### DATA PROVIDED
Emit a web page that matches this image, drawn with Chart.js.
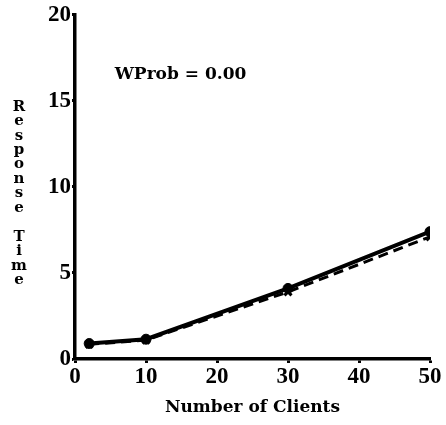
<!DOCTYPE html>
<html>
<head>
<meta charset="utf-8">
<script src="https://cdn.jsdelivr.net/npm/chart.js@4.4.1/dist/chart.umd.min.js"></script>
<style>
html,body{margin:0;padding:0;background:#fff;}
#wrap{width:446px;height:425px;position:relative;}
</style>
</head>
<body>
<div id="wrap"><canvas id="c" width="446" height="425"></canvas></div>
<script>
const clients = [2, 10, 30, 50];
const solidSeries = [0.9, 1.15, 4.1, 7.4];
const dashedSeries = [0.85, 1.1, 3.9, 7.1];
const xTicks = [0, 10, 20, 30, 40, 50];
const yTicks = [0, 5, 10, 15, 20];
const yTitle = "Response Time";
const xTitle = "Number of Clients";
const annotation = "WProb = 0.00";

const serif = "'DejaVu Serif', 'Liberation Serif', serif";
const tickSerif = "'Liberation Serif', 'DejaVu Serif', serif";

const textPlugin = {
  id: 'extraText',
  afterDraw(chart) {
    const ctx = chart.ctx;
    ctx.save();
    ctx.setTransform(1, 0, 0, 1, 0, 0);
    ctx.fillStyle = '#000';
    ctx.textBaseline = 'middle';
    const xs = chart.scales.x, ys = chart.scales.y;
    ctx.font = 'bold 17px ' + serif;
    ctx.textAlign = 'left';
    ctx.fillText(annotation, xs.getPixelForValue(5.6), ys.getPixelForValue(16.5));
    ctx.textAlign = 'center';
    ctx.font = 'bold 15px ' + serif;
    const words = yTitle.split(' ');
    let y = 107;
    const step = 14.4;
    words.forEach((w, wi) => {
      for (const ch of w) {
        ctx.fillText(ch, 19, y);
        y += step;
      }
      if (wi < words.length - 1) y += 15;
    });
    ctx.restore();
  }
};

new Chart(document.getElementById('c'), {
  type: 'line',
  data: {
    datasets: [
      {
        data: clients.map((x, i) => ({x, y: solidSeries[i]})),
        borderColor: '#000', backgroundColor: '#000',
        borderWidth: 4, pointStyle: 'circle', pointRadius: 5,
        pointBorderWidth: 1, tension: 0
      },
      {
        data: clients.map((x, i) => ({x, y: dashedSeries[i]})),
        borderColor: '#000', backgroundColor: '#000',
        borderWidth: 3, borderDash: [10, 6], pointStyle: 'crossRot', pointRadius: 5,
        pointBorderWidth: 3, tension: 0
      }
    ]
  },
  options: {
    responsive: false,
    animation: false,
    devicePixelRatio: 1,
    layout: { padding: { top: 14, right: 16, left: 0, bottom: 0 } },
    plugins: { legend: { display: false }, tooltip: { enabled: false }, title: { display: false } },
    scales: {
      x: {
        type: 'linear', min: 0, max: 50,
        afterBuildTicks(s) { s.ticks = xTicks.map(v => ({value: v})); },
        afterFit(s) { s.height = 66; },
        border: { display: true, color: '#000', width: 3.5 },
        grid: { drawOnChartArea: false, drawTicks: true, tickLength: 4, tickWidth: 3, tickColor: '#000' },
        ticks: { color: '#000', font: { family: tickSerif, weight: 'bold', size: 23 }, padding: 0, maxRotation: 0 },
        title: { display: true, text: xTitle, color: '#000', font: { family: serif, weight: 'bold', size: 17 }, padding: { top: 0, bottom: 7 } }
      },
      y: {
        type: 'linear', min: 0, max: 20,
        afterBuildTicks(s) { s.ticks = yTicks.map(v => ({value: v})); },
        afterFit(s) { s.width = 75; },
        border: { display: true, color: '#000', width: 3.5 },
        grid: { drawOnChartArea: false, drawTicks: true, tickLength: 3, tickWidth: 3, tickColor: '#000' },
        ticks: { color: '#000', font: { family: tickSerif, weight: 'bold', size: 23 }, padding: 1 },
        title: { display: false }
      }
    }
  },
  plugins: [textPlugin]
});
</script>
</body>
</html>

### WHAT IS ASKED
Omitting all images, print the listing exactly.

### SOLUTION TO THE EXERCISE
Emit a web page that matches this image, drawn with Chart.js.
<!DOCTYPE html>
<html>
<head>
<meta charset="utf-8">
<script src="https://cdn.jsdelivr.net/npm/chart.js@4.4.1/dist/chart.umd.min.js"></script>
<style>
html,body{margin:0;padding:0;background:#fff;}
#wrap{width:446px;height:425px;position:relative;}
</style>
</head>
<body>
<div id="wrap"><canvas id="c" width="446" height="425"></canvas></div>
<script>
const clients = [2, 10, 30, 50];
const solidSeries = [0.9, 1.15, 4.1, 7.4];
const dashedSeries = [0.85, 1.1, 3.9, 7.1];
const xTicks = [0, 10, 20, 30, 40, 50];
const yTicks = [0, 5, 10, 15, 20];
const yTitle = "Response Time";
const xTitle = "Number of Clients";
const annotation = "WProb = 0.00";

const serif = "'DejaVu Serif', 'Liberation Serif', serif";
const tickSerif = "'Liberation Serif', 'DejaVu Serif', serif";

const textPlugin = {
  id: 'extraText',
  afterDraw(chart) {
    const ctx = chart.ctx;
    ctx.save();
    ctx.setTransform(1, 0, 0, 1, 0, 0);
    ctx.fillStyle = '#000';
    ctx.textBaseline = 'middle';
    const xs = chart.scales.x, ys = chart.scales.y;
    ctx.font = 'bold 17px ' + serif;
    ctx.textAlign = 'left';
    ctx.fillText(annotation, xs.getPixelForValue(5.6), ys.getPixelForValue(16.5));
    ctx.textAlign = 'center';
    ctx.font = 'bold 15px ' + serif;
    const words = yTitle.split(' ');
    let y = 107;
    const step = 14.4;
    words.forEach((w, wi) => {
      for (const ch of w) {
        ctx.fillText(ch, 19, y);
        y += step;
      }
      if (wi < words.length - 1) y += 15;
    });
    ctx.restore();
  }
};

new Chart(document.getElementById('c'), {
  type: 'line',
  data: {
    datasets: [
      {
        data: clients.map((x, i) => ({x, y: solidSeries[i]})),
        borderColor: '#000', backgroundColor: '#000',
        borderWidth: 4, pointStyle: 'circle', pointRadius: 5,
        pointBorderWidth: 1, tension: 0
      },
      {
        data: clients.map((x, i) => ({x, y: dashedSeries[i]})),
        borderColor: '#000', backgroundColor: '#000',
        borderWidth: 3, borderDash: [10, 6], pointStyle: 'crossRot', pointRadius: 5,
        pointBorderWidth: 3, tension: 0
      }
    ]
  },
  options: {
    responsive: false,
    animation: false,
    devicePixelRatio: 1,
    layout: { padding: { top: 14, right: 16, left: 0, bottom: 0 } },
    plugins: { legend: { display: false }, tooltip: { enabled: false }, title: { display: false } },
    scales: {
      x: {
        type: 'linear', min: 0, max: 50,
        afterBuildTicks(s) { s.ticks = xTicks.map(v => ({value: v})); },
        afterFit(s) { s.height = 66; },
        border: { display: true, color: '#000', width: 3.5 },
        grid: { drawOnChartArea: false, drawTicks: true, tickLength: 4, tickWidth: 3, tickColor: '#000' },
        ticks: { color: '#000', font: { family: tickSerif, weight: 'bold', size: 23 }, padding: 0, maxRotation: 0 },
        title: { display: true, text: xTitle, color: '#000', font: { family: serif, weight: 'bold', size: 17 }, padding: { top: 0, bottom: 7 } }
      },
      y: {
        type: 'linear', min: 0, max: 20,
        afterBuildTicks(s) { s.ticks = yTicks.map(v => ({value: v})); },
        afterFit(s) { s.width = 75; },
        border: { display: true, color: '#000', width: 3.5 },
        grid: { drawOnChartArea: false, drawTicks: true, tickLength: 3, tickWidth: 3, tickColor: '#000' },
        ticks: { color: '#000', font: { family: tickSerif, weight: 'bold', size: 23 }, padding: 1 },
        title: { display: false }
      }
    }
  },
  plugins: [textPlugin]
});
</script>
</body>
</html>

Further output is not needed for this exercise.